Merrie Haskell’s The Princess Curse, which I read (already pretty sure I’d choose it for the course) on the strength of the Book Smugglers’ review. I loved it: it draws on and reworks a wide range of traditional sources (some of which we’ll read), has a strong heroine, includes a dash of romance. I think it will make for great discussion. And I wanted something more firmly middle grade than Howl’s Moving Castle, which was my other option.
Kit Pearson’s Awake and Dreaming. I’ve taught this before with great success. It’s a Canadian book (with a local-to-us setting), an interesting blend of fantasy and realism, and a very literary and meta-fictional book. Lots to think about, including the importance of family and friendship, which are big themes of works for children.
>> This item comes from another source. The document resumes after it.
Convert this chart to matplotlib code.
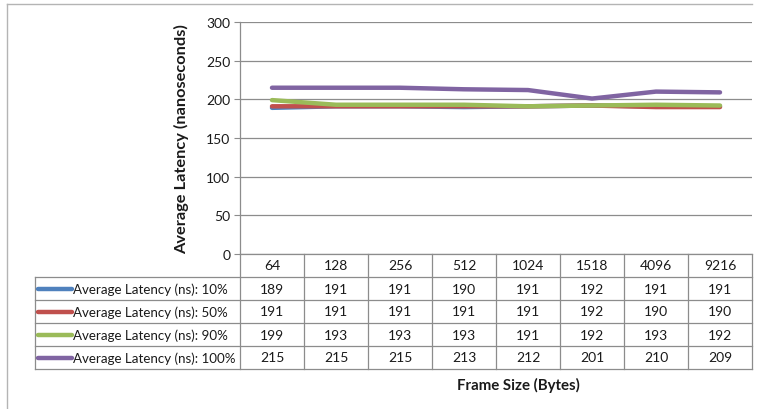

Finally, Sherman Alexie’s Absolutely True Diary of a Part-time Indian. I read this ages ago and need to reread. But so many people recommended it. What really inspired my choice, though, is that the Truth and Reconciliation Commission will be hosting events in Vancouver this fall. The University of British Columbia, which is the flagship post-secondary institution of our province, has cancelled classes on September 20th so students can participate, and encouraged other institutions to do the same. My college had a lot of discussion about this–some at the governance council I chaired–and in the end will be encouraging faculty to excuse students and/or to incorporate relevant material into their classes. My class meets on the 20th, and I will excuse students. I wanted to include something less Euro-centric in my syllabus in any case, and Alexie’s seemed like a good choice in these circumstances (though it is not, of course, about the residential schools in Canada or by a Canadian author). I’m thinking about if/how to ensure students don’t just skip and how they might incorporate things they learn at commission events into their work for the class. Or if I should just cancel. It’s hard to lose a whole week of class (Friday classes are once a week).
I am looking forward to this class so much! I haven’t screwed anything up yet! (Or have I? Oh well, too late to change my choices now).